Matt Levine, Columnist

Is ChatGPT Securities Fraud?

Also Hindenburg vs. Icahn, an APE amendment and the SEC vs. stock buybacks.

I suppose we will end up finding a number of answers to that question. Will some ChatGPT-style large language model manage to do some insider trading? Will it, like, ingest some corpus of data that includes inside information, and then use it to answer questions like “which stocks should I buy?” Will some big company’s corporate development department use the model to answer questions like “should we buy Company X and what price should we pay for it,” and will the developers of the model use that information nefariously? Will the model itself become sentient, get a Robinhood account and use that information nefariously? Etc.
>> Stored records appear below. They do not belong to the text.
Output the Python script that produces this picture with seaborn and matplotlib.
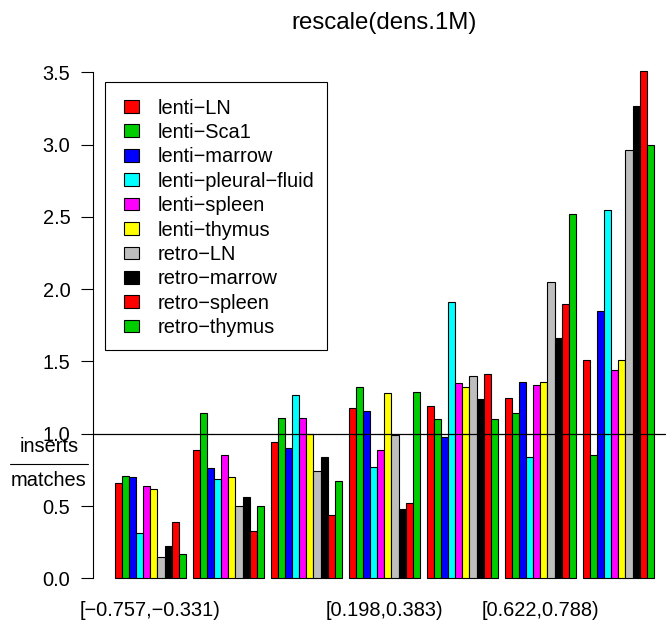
import numpy as np
import pandas as pd
import seaborn as sns
import matplotlib
matplotlib.use("Agg")
import matplotlib.pyplot as plt
from matplotlib.patches import Patch, Rectangle
from matplotlib.lines import Line2D

# Ratio of inserts to matches, per density bin and per sample
bin_labels = ["[\u22120.757,\u22120.331)", "", "", "[0.198,0.383)", "", "[0.622,0.788)", ""]

samples = ["lenti\u2212LN", "lenti\u2212Sca1", "lenti\u2212marrow", "lenti\u2212pleural\u2212fluid",
           "lenti\u2212spleen", "lenti\u2212thymus", "retro\u2212LN", "retro\u2212marrow",
           "retro\u2212spleen", "retro\u2212thymus"]
sample_colors = ["#FF0000", "#00CD00", "#0000FF", "#00FFFF", "#FF00FF",
                 "#FFFF00", "#BEBEBE", "#000000", "#FF0000", "#00CD00"]

lenti_LN = [0.66, 0.89, 0.94, 1.18, 1.19, 1.25, 1.51]
lenti_Sca1 = [0.71, 1.14, 1.11, 1.32, 1.10, 1.14, 0.85]
lenti_marrow = [0.70, 0.76, 0.90, 1.16, 0.98, 1.36, 1.85]
lenti_pleural_fluid = [0.31, 0.69, 1.27, 0.77, 1.91, 0.84, 2.55]
lenti_spleen = [0.64, 0.85, 1.11, 0.89, 1.35, 1.34, 1.44]
lenti_thymus = [0.62, 0.70, 1.00, 1.28, 1.32, 1.36, 1.51]
retro_LN = [0.15, 0.50, 0.74, 0.99, 1.40, 2.05, 2.96]
retro_marrow = [0.22, 0.56, 0.84, 0.48, 1.24, 1.66, 3.27]
retro_spleen = [0.39, 0.33, 0.44, 0.52, 1.41, 1.90, 3.51]
retro_thymus = [0.17, 0.50, 0.67, 1.29, 1.10, 2.52, 3.00]

series = [lenti_LN, lenti_Sca1, lenti_marrow, lenti_pleural_fluid, lenti_spleen,
          lenti_thymus, retro_LN, retro_marrow, retro_spleen, retro_thymus]

rows = []
for name, vals in zip(samples, series):
    for b, v in enumerate(vals):
        rows.append({"bin": b, "sample": name, "ratio": v})
df = pd.DataFrame(rows)

sns.set_style("white")
plt.rcParams["font.family"] = ["Liberation Sans", "DejaVu Sans"]
plt.rcParams["text.color"] = "black"
plt.rcParams["axes.labelcolor"] = "black"

W, H = 666, 630
fig = plt.figure(figsize=(W / 100, H / 100), dpi=100)

def fx(px):
    return px / W

def fy(py):
    return 1 - py / H

n_bins = len(bin_labels)
group_w = 10 / 11
ext = (n_bins - 1 + group_w) * 0.04
x_lo = -group_w / 2 - ext
x_hi = n_bins - 1 + group_w / 2 + ext
ymax = max(max(s) for s in series)
y_lo, y_hi = -0.04 * ymax, ymax * 1.04

ax = fig.add_axes([fx(93.4), fy(598.6), fx(675.4) - fx(93.4), fy(50.5) - fy(598.6)])
palette = dict(zip(samples, sample_colors))
sns.barplot(data=df, x="bin", y="ratio", hue="sample", hue_order=samples,
            palette=palette, width=group_w, saturation=1, edgecolor="black",
            linewidth=0.8, errorbar=None, legend=False, ax=ax)

ax.set_xlim(x_lo, x_hi)
ax.set_ylim(y_lo, y_hi)
ax.axhline(1.0, color="black", lw=0.9, zorder=5)

for s in ["top", "right", "bottom"]:
    ax.spines[s].set_visible(False)
ax.spines["left"].set_bounds(0, 3.5)
ax.spines["left"].set_color("black")
ax.spines["left"].set_linewidth(0.8)

yt = np.arange(0, 3.51, 0.5)
ax.set_yticks(yt, [f"{v:.1f}" for v in yt])
ax.tick_params(axis="y", direction="out", length=8.5, width=0.8, pad=8,
               labelsize=14.4, colors="black", left=True)
ax.set_xticks(range(n_bins), bin_labels)
ax.tick_params(axis="x", length=0, pad=2, labelsize=14.4, colors="black")
ax.set_xlabel("")
ax.set_ylabel("")

fig.text(fx(384.4), fy(22.5), "rescale(dens.1M)", ha="center", va="center", fontsize=17.3)

# stacked fraction label next to the 1.0 tick
fig.text(fx(49), fy(446.7), "inserts", ha="center", va="center", fontsize=14.4)
fig.text(fx(49), fy(480), "matches", ha="center", va="center", fontsize=14.4)
fig.add_artist(Line2D([fx(10), fx(88)], [fy(464.3), fy(464.3)],
                      transform=fig.transFigure, color="black", lw=0.8))

handles = [Patch(facecolor=c, edgecolor="black", lw=0.8, label=n)
           for n, c in zip(samples, sample_colors)]
fig.legend(handles=handles, loc="upper left", bbox_to_anchor=(fx(124), fy(98.5)),
           bbox_transform=fig.transFigure, borderaxespad=0, borderpad=0,
           frameon=False, fontsize=14.4, handlelength=0.75, handleheight=0.6,
           handletextpad=0.95, labelspacing=0.27)
fig.add_artist(Rectangle((fx(105), fy(350)), fx(326.7) - fx(105), fy(82.3) - fy(350),
                         transform=fig.transFigure, facecolor="none",
                         edgecolor="black", lw=0.8))

fig.savefig("out.png", dpi=100)
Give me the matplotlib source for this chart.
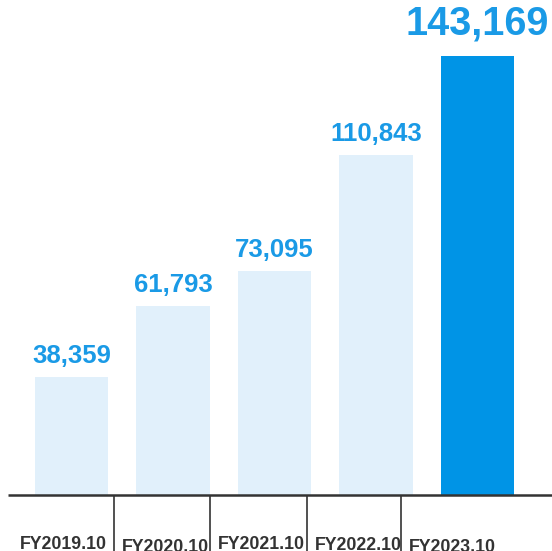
import matplotlib
matplotlib.rcParams['font.family'] = ['Liberation Sans', 'DejaVu Sans']
import matplotlib.pyplot as plt
import numpy as np

years = ['FY2019.10', 'FY2020.10', 'FY2021.10', 'FY2022.10', 'FY2023.10']
values = [38359, 61793, 73095, 110843, 143169]


def draw():
    fig = plt.figure(figsize=(5.52, 5.51), dpi=100)
    ax = fig.add_axes([0, 0, 1, 1])

    x = np.arange(len(values))
    colors = ['#e1f0fb'] * (len(values) - 1) + ['#0094e6']
    ax.bar(x, values, width=0.72, color=colors, zorder=1)

    # value labels, last one bigger
    for i, v in enumerate(values):
        last = i == len(values) - 1
        ax.annotate('{:,}'.format(v), (i, v), xytext=(0, 10 if last else 6.5),
                    textcoords='offset points', ha='center', va='bottom',
                    fontsize=28.5 if last else 18.5, fontweight='bold',
                    color='#1a9ae6')

    ax.set_xlim(-0.704, 4.734)
    ax.set_ylim(-18264, 161448)

    # baseline + separators
    ax.hlines(0, -0.626, 4.734, color='#333333', lw=1.8, zorder=3)
    seps = [0.419, 1.364, 2.32, 3.246]
    for s in seps:
        ax.vlines(s, -18264, 0, color='#333333', lw=1.2, zorder=3)

    starts = [-0.586, 0.419, 1.364, 2.32, 3.246]
    offs = [-16300, -17000, -16300, -16600, -17000]
    for s, lab, o in zip(starts, years, offs):
        ax.text(s + 0.08, o, lab, ha='left', va='center', fontsize=12.8,
                fontweight='bold', color='#333333')

    ax.axis('off')
    fig.savefig('out.png', dpi=100)


if __name__ == "__main__":
    draw()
Or I mean will someone ask ChatGPT a question like “what companies are frauds,” and ChatGPT will cheerfully and confidently say “oh Company Y is a total fraud, their revenues are super inflated,” and then people will short the stock, and then it will turn out that Company Y is fine and ChatGPT is just really good at confidently making stuff up? Is that securities fraud? By whom? (Or: Ask “what stocks are good,” ChatGPT says “Company Z is great, they have found a cure for cancer and their revenue will double,” people buy the stock, it was all made up.) Will sell-side analysts or journalists use ChatGPT to do their work, and will ChatGPT introduce market-moving factual mistakes?